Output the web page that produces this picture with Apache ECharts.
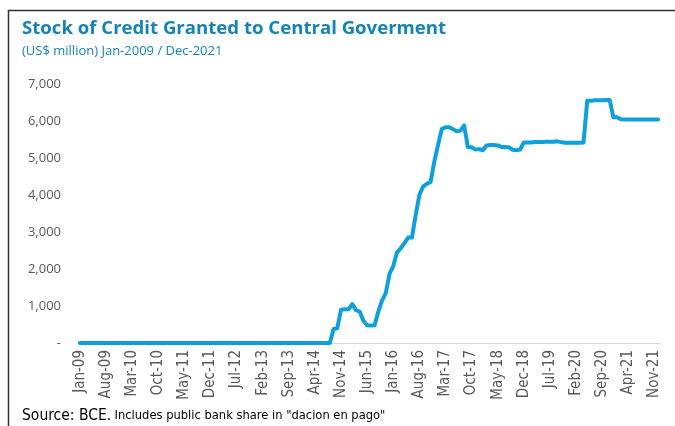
<!DOCTYPE html>
<html>
<head>
<meta charset="utf-8">
<script src="https://cdn.jsdelivr.net/npm/echarts@6/dist/echarts.min.js"></script>
<style>
html,body{margin:0;padding:0;background:#fff;}
#chart{width:675px;height:426px;}
</style>
</head>
<body>
<div id="chart"></div>
<script>
// Month labels Jan-09 .. Dec-21
var monthNames = ['Jan','Feb','Mar','Apr','May','Jun','Jul','Aug','Sep','Oct','Nov','Dec'];
var years = ['09','10','11','12','13','14','15','16','17','18','19','20','21'];
var categories = [];
years.forEach(function(y){ monthNames.forEach(function(m){ categories.push(m + '-' + y); }); });

// Stock of credit (US$ million)
var values2009_2013 = [
  0,0,0,0,0,0,0,0,0,0,0,0,
  0,0,0,0,0,0,0,0,0,0,0,0,
  0,0,0,0,0,0,0,0,0,0,0,0,
  0,0,0,0,0,0,0,0,0,0,0,0,
  0,0,0,0,0,0,0,0,0,0,0,0
];
var values2014 = [0,0,0,0,0,0,0,0,380,400,900,910];
var values2015 = [910,1050,890,850,600,480,470,480,850,1150,1350,1870];
var values2016 = [2080,2450,2560,2700,2850,2850,3450,4000,4230,4300,4350,4900];
var values2017 = [5350,5780,5830,5830,5780,5720,5740,5880,5300,5290,5230,5240];
var values2018 = [5210,5340,5350,5350,5340,5300,5300,5290,5220,5210,5230,5420];
var values2019 = [5420,5420,5430,5430,5430,5440,5440,5440,5450,5430,5410,5410];
var values2020 = [5410,5410,5410,5420,6550,6550,6560,6560,6560,6570,6570,6100];
var values2021 = [6100,6050,6040,6040,6040,6040,6040,6040,6040,6040,6040,6040];
var values = [].concat(values2009_2013, values2014, values2015, values2016, values2017,
                       values2018, values2019, values2020, values2021);

var yTicks = [0,1000,2000,3000,4000,5000,6000,7000];

var blue = '#1483b8';
var narrow = "'Liberation Sans Narrow', 'DejaVu Sans Condensed', 'Liberation Sans', sans-serif";
var chart = echarts.init(document.getElementById('chart'));
chart.setOption({
  animation: false,
  backgroundColor: '#ffffff',
  title: [{
    text: 'Stock of Credit Granted to Central Goverment',
    left: 17, top: 14,
    textStyle: {fontFamily: 'Open Sans', fontWeight: 'bold', fontSize: 18.6, color: blue}
  },{
    text: '(US$ million) Jan-2009 / Dec-2021',
    left: 17, top: 40,
    textStyle: {fontFamily: 'Open Sans', fontWeight: 'normal', fontSize: 13, color: blue}
  }],
  graphic: [{
    type: 'rect', silent: true,
    shape: {x: 8.5, y: 10.5, width: 700, height: 450},
    style: {fill: 'none', stroke: '#333333', lineWidth: 1.5}
  },{
    type: 'text', left: 22, top: 408,
    style: {
      text: '{a|Source: BCE.} {b|Includes public bank share in "dacion en pago"}',
      rich: {
        a: {fontFamily: narrow, fontSize: 15.5, fill: '#000'},
        b: {fontFamily: narrow, fontSize: 12.8, fill: '#000'}
      }
    }
  }],
  grid: {left: 78, right: 15, top: 84, bottom: 83, containLabel: false},
  xAxis: {
    type: 'category',
    data: categories,
    boundaryGap: true,
    axisLine: {lineStyle: {color: '#d9d9d9', width: 1}},
    axisTick: {interval: 6, length: 5, lineStyle: {color: '#d9d9d9'}},
    axisLabel: {
      interval: 6, rotate: 90, margin: 7,
      fontFamily: narrow, fontSize: 15, color: '#595959'
    },
    splitLine: {show: false}
  },
  yAxis: {
    type: 'value',
    min: yTicks[0], max: yTicks[yTicks.length - 1], interval: 1000,
    axisLine: {show: false},
    axisTick: {show: false},
    splitLine: {show: false},
    axisLabel: {
      margin: 17,
      fontFamily: 'Open Sans', fontSize: 13, color: '#595959',
      formatter: function(v){ return v === 0 ? '-' : v.toLocaleString('en-US'); }
    }
  },
  series: [{
    type: 'line',
    data: values,
    showSymbol: false,
    symbol: 'none',
    lineStyle: {color: '#0da0dd', width: 4, cap: 'round', join: 'round'},
    itemStyle: {color: '#0da0dd'}
  }]
});
</script>
</body>
</html>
::::::::::
Transcribe all the lines above exactly, apart from the pictures.

Result for this task
Output the web page that produces this picture with Apache ECharts.
<!DOCTYPE html>
<html>
<head>
<meta charset="utf-8">
<script src="https://cdn.jsdelivr.net/npm/echarts@6/dist/echarts.min.js"></script>
<style>
html,body{margin:0;padding:0;background:#fff;}
#chart{width:675px;height:426px;}
</style>
</head>
<body>
<div id="chart"></div>
<script>
// Month labels Jan-09 .. Dec-21
var monthNames = ['Jan','Feb','Mar','Apr','May','Jun','Jul','Aug','Sep','Oct','Nov','Dec'];
var years = ['09','10','11','12','13','14','15','16','17','18','19','20','21'];
var categories = [];
years.forEach(function(y){ monthNames.forEach(function(m){ categories.push(m + '-' + y); }); });

// Stock of credit (US$ million)
var values2009_2013 = [
  0,0,0,0,0,0,0,0,0,0,0,0,
  0,0,0,0,0,0,0,0,0,0,0,0,
  0,0,0,0,0,0,0,0,0,0,0,0,
  0,0,0,0,0,0,0,0,0,0,0,0,
  0,0,0,0,0,0,0,0,0,0,0,0
];
var values2014 = [0,0,0,0,0,0,0,0,380,400,900,910];
var values2015 = [910,1050,890,850,600,480,470,480,850,1150,1350,1870];
var values2016 = [2080,2450,2560,2700,2850,2850,3450,4000,4230,4300,4350,4900];
var values2017 = [5350,5780,5830,5830,5780,5720,5740,5880,5300,5290,5230,5240];
var values2018 = [5210,5340,5350,5350,5340,5300,5300,5290,5220,5210,5230,5420];
var values2019 = [5420,5420,5430,5430,5430,5440,5440,5440,5450,5430,5410,5410];
var values2020 = [5410,5410,5410,5420,6550,6550,6560,6560,6560,6570,6570,6100];
var values2021 = [6100,6050,6040,6040,6040,6040,6040,6040,6040,6040,6040,6040];
var values = [].concat(values2009_2013, values2014, values2015, values2016, values2017,
                       values2018, values2019, values2020, values2021);

var yTicks = [0,1000,2000,3000,4000,5000,6000,7000];

var blue = '#1483b8';
var narrow = "'Liberation Sans Narrow', 'DejaVu Sans Condensed', 'Liberation Sans', sans-serif";
var chart = echarts.init(document.getElementById('chart'));
chart.setOption({
  animation: false,
  backgroundColor: '#ffffff',
  title: [{
    text: 'Stock of Credit Granted to Central Goverment',
    left: 17, top: 14,
    textStyle: {fontFamily: 'Open Sans', fontWeight: 'bold', fontSize: 18.6, color: blue}
  },{
    text: '(US$ million) Jan-2009 / Dec-2021',
    left: 17, top: 40,
    textStyle: {fontFamily: 'Open Sans', fontWeight: 'normal', fontSize: 13, color: blue}
  }],
  graphic: [{
    type: 'rect', silent: true,
    shape: {x: 8.5, y: 10.5, width: 700, height: 450},
    style: {fill: 'none', stroke: '#333333', lineWidth: 1.5}
  },{
    type: 'text', left: 22, top: 408,
    style: {
      text: '{a|Source: BCE.} {b|Includes public bank share in "dacion en pago"}',
      rich: {
        a: {fontFamily: narrow, fontSize: 15.5, fill: '#000'},
        b: {fontFamily: narrow, fontSize: 12.8, fill: '#000'}
      }
    }
  }],
  grid: {left: 78, right: 15, top: 84, bottom: 83, containLabel: false},
  xAxis: {
    type: 'category',
    data: categories,
    boundaryGap: true,
    axisLine: {lineStyle: {color: '#d9d9d9', width: 1}},
    axisTick: {interval: 6, length: 5, lineStyle: {color: '#d9d9d9'}},
    axisLabel: {
      interval: 6, rotate: 90, margin: 7,
      fontFamily: narrow, fontSize: 15, color: '#595959'
    },
    splitLine: {show: false}
  },
  yAxis: {
    type: 'value',
    min: yTicks[0], max: yTicks[yTicks.length - 1], interval: 1000,
    axisLine: {show: false},
    axisTick: {show: false},
    splitLine: {show: false},
    axisLabel: {
      margin: 17,
      fontFamily: 'Open Sans', fontSize: 13, color: '#595959',
      formatter: function(v){ return v === 0 ? '-' : v.toLocaleString('en-US'); }
    }
  },
  series: [{
    type: 'line',
    data: values,
    showSymbol: false,
    symbol: 'none',
    lineStyle: {color: '#0da0dd', width: 4, cap: 'round', join: 'round'},
    itemStyle: {color: '#0da0dd'}
  }]
});
</script>
</body>
</html>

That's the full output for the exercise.